Offers Roland Robins, director both of Brigham Young University’s Cancer Institute and of molecular research at ICN: “When I talk to people and tell them that aging is like a disease, that it almost certainly has a cure, a lot of them look at me like I’m crazy. People take the process of aging and all that goes with it as inevitable. When Granddad gets old and can’t remember how to get out of bed in the morning, most people take it for granted. They don’t realize that his senility may be caused by a massive viral invasion”--Robins taps his temple--”an invasion right into the brain.”

The ICN plan is three-phased: to develop anti-viral agents to protect the immune system, to stimulate enzymes responsible for DNA repair and to develop a prescription for “enzyme failure.” Robins sees DNA “cross-linking” as a major problem. “One strand wraps around the other so that it can’t peel out and replicate. It will not unwind because two molecules have formed a link between them. Enzymes are then brought to bear to fix the helix.

“As you grow older the whole repair process slows up considerably.
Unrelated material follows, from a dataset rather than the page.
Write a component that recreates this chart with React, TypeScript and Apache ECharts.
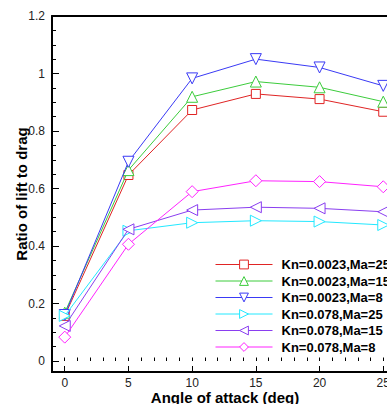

It becomes difficult to replace proteins, and enzymes, and so the whole thing grinds down. The very enzymes needed to repair the cross-linking are unavailable because the DNA responsible for creating those enzymes are themselves cross-linked.

“If we can stimulate the process of repair,” Robins says, “we can perhaps change the whole picture. That’s a fantastic thought! We can already stimulate certain enzymes. If you can do this more effectively, there’s no reason to have hearing loss, senility, so many of these things associated with aging. And who set the limit for life, anyway? Some joker somewhere says 110. Some scientists will tell you there’s a genetic clock. I don’t believe it. I don’t think the system decides to wind itself down. I think you’ve got genetic mutations that slow the system down until it can no longer function. If we can knock out those mutations, then life should go on, theoretically, forever!”